Réduction d’effectifs
C’est l’un des instruments de performance régulièrement évoqué au fil de ce rapport par les élus, qui appellent à « des mesures courageuses » : la nécessité d’une « forte contraction » des effectifs. Les deux sénateurs recommandent un rythme de réduction de plus de 2 % par an, soit au moins 3 000 équivalents temps plein, pour une économie d’ « au moins » un milliard d’euros d’ici 2026. « Aujourd’hui, il faut réduire les effectifs de la SNCF. La seule modernisation du réseau permettrait d’avoir 5 000 agents en moins. Evidemment, cela doit se faire dans le respect du personnel et des statuts, essentiellement sur la base du volontariat », défend le sénateur Maurey. « La Cour des comptes a déjà souligné à plusieurs reprises que le fait qu’il n y’ait pas de polyvalence des agents engendre un surcoût de 300 millions par an, le fait qu’il y ait des règles très rigides en matière de personnel, c’est un surcoût de 200 millions par an, etc. On voit que tout ce système archaïque est totalement à bout de souffle. » Désormais, c’est à la SNCF d’aller au-delà de la réforme de 2018. « L’extinction du statut de cheminot aura un effet progressif, la SNCF doit donc activer dès maintenant d’autres leviers de compétitivité, alors que l’ouverture à la concurrence est en marche », ajoute Stéphane Sautarel.
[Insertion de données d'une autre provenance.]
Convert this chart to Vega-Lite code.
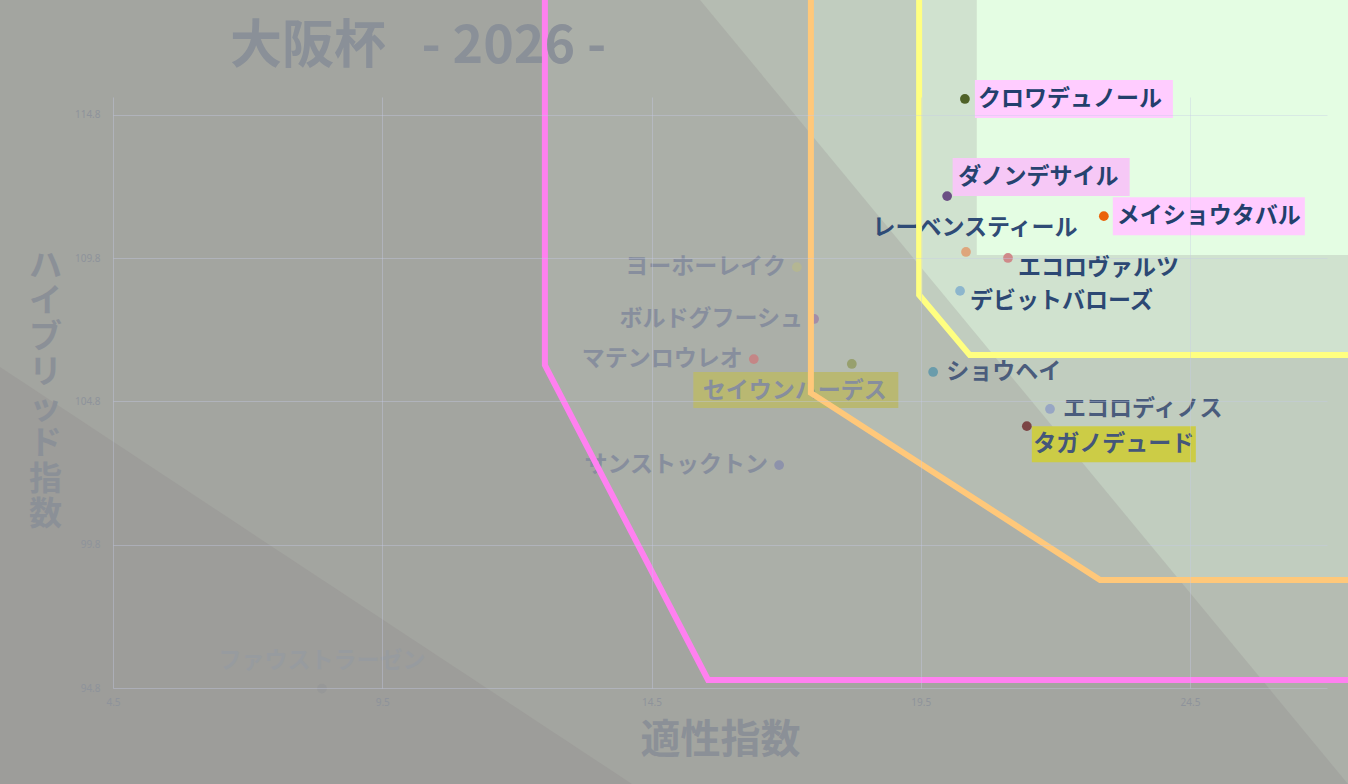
{
  "$schema": "https://vega.github.io/schema/vega-lite/v6.json",
  "description": "大阪杯 2026: 適性指数 vs ハイブリッド指数",
  "autosize": {"type": "none"},
  "padding": {"left": 113, "top": 97, "right": 21, "bottom": 96},
  "width": 1214,
  "height": 591,
  "background": "#e4fde3",
  "config": {
    "view": {"stroke": null},
    "axis": {
      "grid": true,
      "gridColor": "#c4cbe8",
      "gridOpacity": 0.38,
      "domain": false,
      "ticks": false,
      "tickSize": 0,
      "labelFlush": false,
      "labelFont": "Noto Sans",
      "labelFontSize": 10,
      "labelColor": "#8e939b",
      "titleFont": "Noto Sans CJK JP",
      "titleFontWeight": "bold",
      "titleColor": "#8b9097"
    }
  },
  "title": {
    "text": "大阪杯\u00a0\u00a0 - 2026 -",
    "anchor": "start",
    "frame": "group",
    "dx": 117,
    "offset": -132,
    "baseline": "alphabetic",
    "font": "Noto Sans CJK JP",
    "fontSize": 52,
    "fontWeight": "bold",
    "color": "#8a9098"
  },
  "datasets": {
    "horses": [
      {"name": "クロワデュノール", "x": 20.32, "y": 115.36},
      {"name": "ダノンデサイル", "x": 19.99, "y": 111.97},
      {"name": "メイショウタバル", "x": 22.9, "y": 111.27},
      {"name": "レーベンスティール", "x": 20.34, "y": 110.02},
      {"name": "エコロヴァルツ", "x": 21.12, "y": 109.81},
      {"name": "デビットバローズ", "x": 20.23, "y": 108.66},
      {"name": "ヨーホーレイク", "x": 17.2, "y": 109.49},
      {"name": "ボルドグフーシュ", "x": 17.52, "y": 107.68},
      {"name": "マテンロウレオ", "x": 16.4, "y": 106.28},
      {"name": "セイウンハーデス", "x": 18.22, "y": 106.11},
      {"name": "ショウヘイ", "x": 19.73, "y": 105.83},
      {"name": "エコロディノス", "x": 21.9, "y": 104.54},
      {"name": "タガノデュード", "x": 21.47, "y": 103.94},
      {"name": "サンストックトン", "x": 16.87, "y": 102.58},
      {"name": "ファウストラーゼン", "x": 8.38, "y": 94.78}
    ],
    "shades": [
      {"poly": "o1", "i": 1, "x": 2, "y": 119},
      {"poly": "o1", "i": 2, "x": 20.54, "y": 119},
      {"poly": "o1", "i": 3, "x": 20.54, "y": 109.91},
      {"poly": "o1", "i": 4, "x": 28, "y": 109.91},
      {"poly": "o1", "i": 5, "x": 28, "y": 91},
      {"poly": "o1", "i": 6, "x": 2, "y": 91},
      {"poly": "o2", "i": 1, "x": 2, "y": 119},
      {"poly": "o2", "i": 2, "x": 19.47, "y": 119},
      {"poly": "o2", "i": 3, "x": 19.47, "y": 108.52},
      {"poly": "o2", "i": 4, "x": 20.41, "y": 106.42},
      {"poly": "o2", "i": 5, "x": 28, "y": 106.42},
      {"poly": "o2", "i": 6, "x": 28, "y": 91},
      {"poly": "o2", "i": 7, "x": 2, "y": 91},
      {"poly": "o3", "i": 1, "x": 2, "y": 119},
      {"poly": "o3", "i": 2, "x": 17.46, "y": 119},
      {"poly": "o3", "i": 3, "x": 17.46, "y": 105.1},
      {"poly": "o3", "i": 4, "x": 22.83, "y": 98.57},
      {"poly": "o3", "i": 5, "x": 28, "y": 98.57},
      {"poly": "o3", "i": 6, "x": 28, "y": 91},
      {"poly": "o3", "i": 7, "x": 2, "y": 91},
      {"poly": "o4", "i": 1, "x": 2, "y": 119},
      {"poly": "o4", "i": 2, "x": 12.52, "y": 119},
      {"poly": "o4", "i": 3, "x": 12.52, "y": 106.07},
      {"poly": "o4", "i": 4, "x": 15.55, "y": 95.08},
      {"poly": "o4", "i": 5, "x": 28, "y": 95.08},
      {"poly": "o4", "i": 6, "x": 28, "y": 91},
      {"poly": "o4", "i": 7, "x": 2, "y": 91},
      {"poly": "o5", "i": 1, "x": 2, "y": 119},
      {"poly": "o5", "i": 2, "x": 15.32, "y": 119},
      {"poly": "o5", "i": 3, "x": 27.63, "y": 91},
      {"poly": "o5", "i": 4, "x": 2, "y": 91},
      {"poly": "o6", "i": 1, "x": 2, "y": 106.5},
      {"poly": "o6", "i": 2, "x": 14.5, "y": 91},
      {"poly": "o6", "i": 3, "x": 2, "y": 91}
    ],
    "bounds": [
      {"line": "pink", "i": 1, "x": 12.52, "y": 119},
      {"line": "pink", "i": 2, "x": 12.52, "y": 106.07},
      {"line": "pink", "i": 3, "x": 15.55, "y": 95.08},
      {"line": "pink", "i": 4, "x": 28, "y": 95.08},
      {"line": "orange", "i": 1, "x": 17.46, "y": 119},
      {"line": "orange", "i": 2, "x": 17.46, "y": 105.1},
      {"line": "orange", "i": 3, "x": 22.83, "y": 98.57},
      {"line": "orange", "i": 4, "x": 28, "y": 98.57},
      {"line": "yellow", "i": 1, "x": 19.47, "y": 119},
      {"line": "yellow", "i": 2, "x": 19.47, "y": 108.52},
      {"line": "yellow", "i": 3, "x": 20.41, "y": 106.42},
      {"line": "yellow", "i": 4, "x": 28, "y": 106.42}
    ]
  },
  "encoding": {
    "x": {
      "field": "x",
      "type": "quantitative",
      "scale": {"domain": [4.5, 27.044], "nice": false, "zero": false},
      "axis": {
        "zindex": 1,
        "values": [4.5, 9.5, 14.5, 19.5, 24.5],
        "format": ".1f",
        "labelPadding": 9,
        "title": "適性指数",
        "titleFontSize": 40,
        "titleX": 607,
        "titleY": 52,
        "titleAlign": "center",
        "titleBaseline": "middle"
      }
    },
    "y": {
      "field": "y",
      "type": "quantitative",
      "scale": {"domain": [94.8, 115.428], "nice": false, "zero": false},
      "axis": {
        "zindex": 1,
        "values": [94.8, 99.8, 104.8, 109.8, 114.8],
        "format": ".1f",
        "labelPadding": 13,
        "title": ["ハ", "イ", "ブ", "リ", "ッ", "ド", "指", "数"],
        "titleAngle": 0,
        "titleFontSize": 33,
        "titleLineHeight": 35.5,
        "titleX": -68,
        "titleY": 153,
        "titleAlign": "center",
        "titleBaseline": "top"
      }
    }
  },
  "layer": [
    {
      "data": {"name": "shades"},
      "mark": {"type": "line", "filled": true, "color": "#877f85", "opacity": 0.21},
      "encoding": {
        "detail": {"field": "poly"},
        "order": {"field": "i", "type": "quantitative"}
      }
    },
    {
      "data": {"name": "horses"},
      "transform": [{"filter": "datum.name == 'クロワデュノール'"}],
      "mark": {"type": "rect", "color": "#ffccff", "width": 198, "height": 38, "xOffset": 109, "yOffset": 0}
    },
    {
      "data": {"name": "horses"},
      "transform": [{"filter": "datum.name == 'ダノンデサイル'"}],
      "mark": {"type": "rect", "color": "#f6c8f6", "width": 177, "height": 38, "xOffset": 94, "yOffset": -19}
    },
    {
      "data": {"name": "horses"},
      "transform": [{"filter": "datum.name == 'メイショウタバル'"}],
      "mark": {"type": "rect", "color": "#ffccff", "width": 192, "height": 38, "xOffset": 105, "yOffset": 0}
    },
    {
      "data": {"name": "horses"},
      "transform": [{"filter": "datum.name == 'セイウンハーデス'"}],
      "mark": {"type": "rect", "color": "#b9b872", "width": 205, "height": 36, "xOffset": -56, "yOffset": 26}
    },
    {
      "data": {"name": "horses"},
      "transform": [{"filter": "datum.name == 'タガノデュード'"}],
      "mark": {"type": "rect", "color": "#cccc46", "width": 164, "height": 36, "xOffset": 87, "yOffset": 18}
    },
    {
      "data": {"name": "horses"},
      "mark": {"type": "circle", "size": 95, "opacity": 1},
      "encoding": {
        "color": {
          "field": "name",
          "type": "nominal",
          "legend": null,
          "scale": {
            "domain": ["クロワデュノール", "ダノンデサイル", "メイショウタバル", "レーベンスティール", "エコロヴァルツ", "デビットバローズ", "ヨーホーレイク", "ボルドグフーシュ", "マテンロウレオ", "セイウンハーデス", "ショウヘイ", "エコロディノス", "タガノデュード", "サンストックトン", "ファウストラーゼン"],
            "range": ["#4f6228", "#6b4f84", "#eb6209", "#dea57c", "#cf8a8a", "#8db6cd", "#b4b693", "#a48ea8", "#c48686", "#97a06e", "#6a9cab", "#97a6c4", "#7c4545", "#8d92ab", "#979898"]
          }
        }
      }
    },
    {
      "data": {"name": "horses"},
      "transform": [{"filter": {"field": "name", "oneOf": ["クロワデュノール", "メイショウタバル", "ショウヘイ", "エコロディノス"]}}],
      "mark": {"type": "text", "align": "left", "baseline": "middle", "dx": 13, "dy": 0, "font": "Noto Sans CJK JP", "fontSize": 23, "fontWeight": "bold"},
      "encoding": {
        "text": {"field": "name"},
        "color": {
          "condition": [
            {"test": "datum.x >= 19.4 && datum.y >= 106.4", "value": "#223f6c"},
            {"test": "datum.x >= 19", "value": "#4a5c7c"}
          ],
          "value": "#878e9d"
        }
      }
    },
    {
      "data": {"name": "horses"},
      "transform": [{"filter": {"field": "name", "oneOf": ["エコロヴァルツ", "デビットバローズ"]}}],
      "mark": {"type": "text", "align": "left", "baseline": "middle", "dx": 10, "dy": 10, "font": "Noto Sans CJK JP", "fontSize": 23, "fontWeight": "bold", "color": "#2c4874"},
      "encoding": {"text": {"field": "name"}}
    },
    {
      "data": {"name": "horses"},
      "transform": [{"filter": {"field": "name", "oneOf": ["ヨーホーレイク", "ボルドグフーシュ", "マテンロウレオ", "サンストックトン"]}}],
      "mark": {"type": "text", "align": "right", "baseline": "middle", "dx": -11, "dy": 0, "font": "Noto Sans CJK JP", "fontSize": 23, "fontWeight": "bold", "color": "#878e9d"},
      "encoding": {"text": {"field": "name"}}
    },
    {
      "data": {"name": "horses"},
      "transform": [{"filter": "datum.name == 'ダノンデサイル'"}],
      "mark": {"type": "text", "align": "left", "baseline": "middle", "dx": 11, "dy": -19, "font": "Noto Sans CJK JP", "fontSize": 23, "fontWeight": "bold", "color": "#26426f"},
      "encoding": {"text": {"field": "name"}}
    },
    {
      "data": {"name": "horses"},
      "transform": [{"filter": "datum.name == 'レーベンスティール'"}],
      "mark": {"type": "text", "align": "center", "baseline": "middle", "dx": 9, "dy": -24, "font": "Noto Sans CJK JP", "fontSize": 23, "fontWeight": "bold", "color": "#2f4b76"},
      "encoding": {"text": {"field": "name"}}
    },
    {
      "data": {"name": "horses"},
      "transform": [{"filter": "datum.name == 'ファウストラーゼン'"}],
      "mark": {"type": "text", "align": "center", "baseline": "middle", "dx": 0, "dy": -28, "font": "Noto Sans CJK JP", "fontSize": 23, "fontWeight": "bold", "color": "#979b9f"},
      "encoding": {"text": {"field": "name"}}
    },
    {
      "data": {"name": "horses"},
      "transform": [{"filter": "datum.name == 'セイウンハーデス'"}],
      "mark": {"type": "text", "align": "center", "baseline": "middle", "dx": -57, "dy": 27, "font": "Noto Sans CJK JP", "fontSize": 23, "fontWeight": "bold", "color": "#878e9d"},
      "encoding": {"text": {"field": "name"}}
    },
    {
      "data": {"name": "horses"},
      "transform": [{"filter": "datum.name == 'タガノデュード'"}],
      "mark": {"type": "text", "align": "center", "baseline": "middle", "dx": 87, "dy": 18, "font": "Noto Sans CJK JP", "fontSize": 23, "fontWeight": "bold", "color": "#44567a"},
      "encoding": {"text": {"field": "name"}}
    },
    {
      "data": {"name": "bounds"},
      "mark": {"type": "line", "strokeWidth": 6, "strokeJoin": "miter", "strokeCap": "butt"},
      "encoding": {
        "order": {"field": "i", "type": "quantitative"},
        "color": {
          "field": "line",
          "type": "nominal",
          "legend": null,
          "scale": {"domain": ["pink", "orange", "yellow"], "range": ["#ff80f0", "#ffc87a", "#ffff80"]}
        }
      }
    }
  ],
  "resolve": {"scale": {"color": "independent"}}
}
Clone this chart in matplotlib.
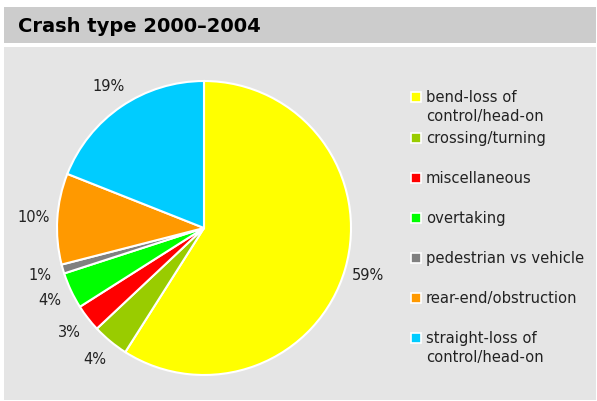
import matplotlib
matplotlib.use("Agg")
import matplotlib.pyplot as plt
from matplotlib.patches import Rectangle

# crash type shares, 2000-2004 (percent)
categories = [
    "bend-loss of\ncontrol/head-on",
    "crossing/turning",
    "miscellaneous",
    "overtaking",
    "pedestrian vs vehicle",
    "rear-end/obstruction",
    "straight-loss of\ncontrol/head-on",
]
shares = [59, 4, 3, 4, 1, 10, 19]
colours = ["#ffff00", "#99cc00", "#ff0000", "#00ff00", "#808080", "#ff9900", "#00ccff"]

W, H = 597, 401
fig = plt.figure(figsize=(W / 100, H / 100), dpi=100)
fig.patch.set_facecolor("white")

def px_rect(x0, y0, x1, y1, colour):
    # rectangle given in pixel coords measured from the top-left corner
    fig.patches.append(Rectangle((x0 / W, 1 - y1 / H), (x1 - x0) / W, (y1 - y0) / H,
                                 transform=fig.transFigure, facecolor=colour,
                                 edgecolor="none", zorder=-5))

px_rect(4, 7, 596, 43, "#cccccc")
px_rect(4, 47, 596, 400, "#e5e5e5")

fig.text(18 / W, 1 - 26 / H, "Crash type 2000\u20132004", fontsize=14, fontweight="bold",
         color="black", va="center", ha="left")

# pie: centre (204, 228) px, radius 147 px
cx, cy, r = 204, 228, 147
ax = fig.add_axes([(cx - r) / W, (H - cy - r) / H, 2 * r / W, 2 * r / H])
ax.set_zorder(1)
ax.patch.set_visible(False)
wedges, _, pcts = ax.pie(shares, colors=colours, startangle=90, counterclock=False,
                         autopct=lambda p: f"{p:.0f}%", pctdistance=1.16,
                         wedgeprops=dict(edgecolor="white", linewidth=1.5),
                         textprops=dict(fontsize=10.5, color="#222222"))
for t in pcts:
    t.set_clip_on(False)
ax.set_xlim(-1, 1)
ax.set_ylim(-1, 1)
ax.set_aspect("equal")
ax.set_axis_off()

# legend drawn by hand so two-line labels line up with their swatch
legend_y = [97, 138, 178, 218, 258, 298, 338]
for name, col, y in zip(categories, colours, legend_y):
    fig.patches.append(Rectangle((411 / W, 1 - (y + 5) / H), 10 / W, 10 / H,
                                 transform=fig.transFigure, facecolor=col,
                                 edgecolor="white", linewidth=1.2, zorder=3))
    fig.text(426 / W, 1 - (y - 7) / H, name, fontsize=10.6, color="#222222",
             va="top", ha="left", linespacing=1.35)

fig.savefig("out.png", dpi=100, facecolor=fig.get_facecolor())
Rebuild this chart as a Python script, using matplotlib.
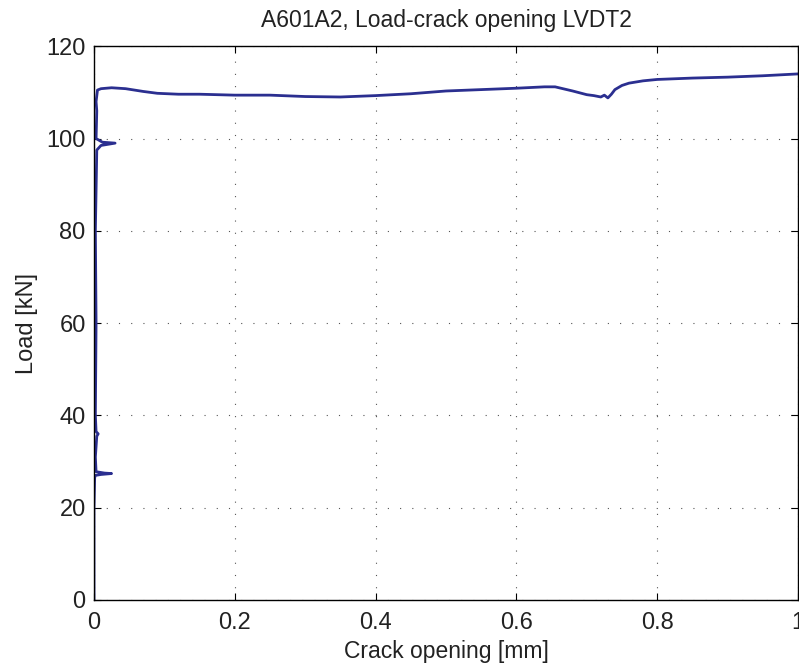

Au 31 décembre 2020, les effectifs de la SNCF comptaient 271 509 collaborateurs dont quelque 119 000 cheminots statutaires, indique le rapport. Il est à noter, toutefois, que la majorité des personnels (40 %) concerne les filiales Keolis et Geodis. Mais le rapport pointe plutôt du doigt les effectifs « surdimensionnées » qui travaillent dans les ateliers de maintenance du matériel roulant.